No caso do Brasil, aparentemente teremos um ministro das Relações Exteriores que brada seu nacionalismo e patriotismo contra o que lhe parecem ser os horrores da globalização.

Sem dúvida, haverá pessoas para replicar essa posição bizarra, porque esse é o mecanismo tradicional na governança populista (foi assim no fascismo e no nazismo europeus): homens públicos proclamam em voz alta algo que a maioria, até então, achava vergonhoso pensar e que alguns diziam só em surdina.

Com isso, qualquer besteira que o populista diga vai aparecer como a “ousadia” de enfim afirmar o que “todos” pensavam e reprimiam. Na maioria dos casos, trata-se de sobras de ideias e crenças atropeladas por mudanças radicais com as quais, por uma razão ou outra, alguns indivíduos não se deram bem. Explico.

O começo da cultura moderna ocidental se deu com o cristianismo, que afirmou de maneira inédita a dignidade e a liberdade do indivíduo, contra qualquer tribo. O Deus cristão não é Deus de uma nação ou de uma raça, nem mesmo de uma família ou de um gênero: ele se propõe a ser o Deus de todos, mundo afora, porque os fiéis respondem para ele individualmente, um a um.

Quem não aguentou (e ainda não aguenta) a novidade cristã fica mastigando sobras do passado tribal: ranços de racismo, machismo e nacionalismo.
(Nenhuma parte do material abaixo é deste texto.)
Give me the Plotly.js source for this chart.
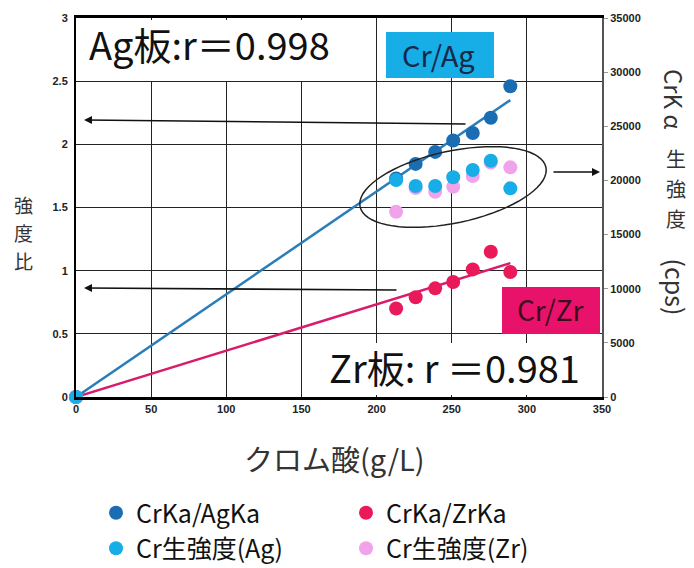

Esses três afetos antimodernos são profundamente anticristãos e ainda mais anticatólicos. Cuidado: isso, não por alguma generosidade cristã para com os outros, mas porque o cristianismo é o inventor da modernidade globalizada —uma religião, não para a aldeia, mas universal, para o gênero humano em todas suas diferenças.

Nossa modernidade avança de um jeito que não é linear: há idas e voltas. Houve o refluxo da época romântica, com a volta do tribalismo nacional no século 19 e na primeira metade do século 20.

Aparentemente, a catástrofe das guerras do século passado não foi suficiente. Ainda há perdidos que não se envergonham de bradar o seu nacionalismo.

É chato, mas aqui, na festa do Emmy, com centenas do mulheres e homens reunidos pela vontade de contar histórias que falem para todos e para cima de qualquer fronteira, sinto que a batalha não está perdida. Nem de longe.

Afinal, sempre há cachorros latindo quando as caravanas passam. Alguns cachorros mordem, matam e até impõem desvios, mas nunca conseguem impedir que a caravana passe.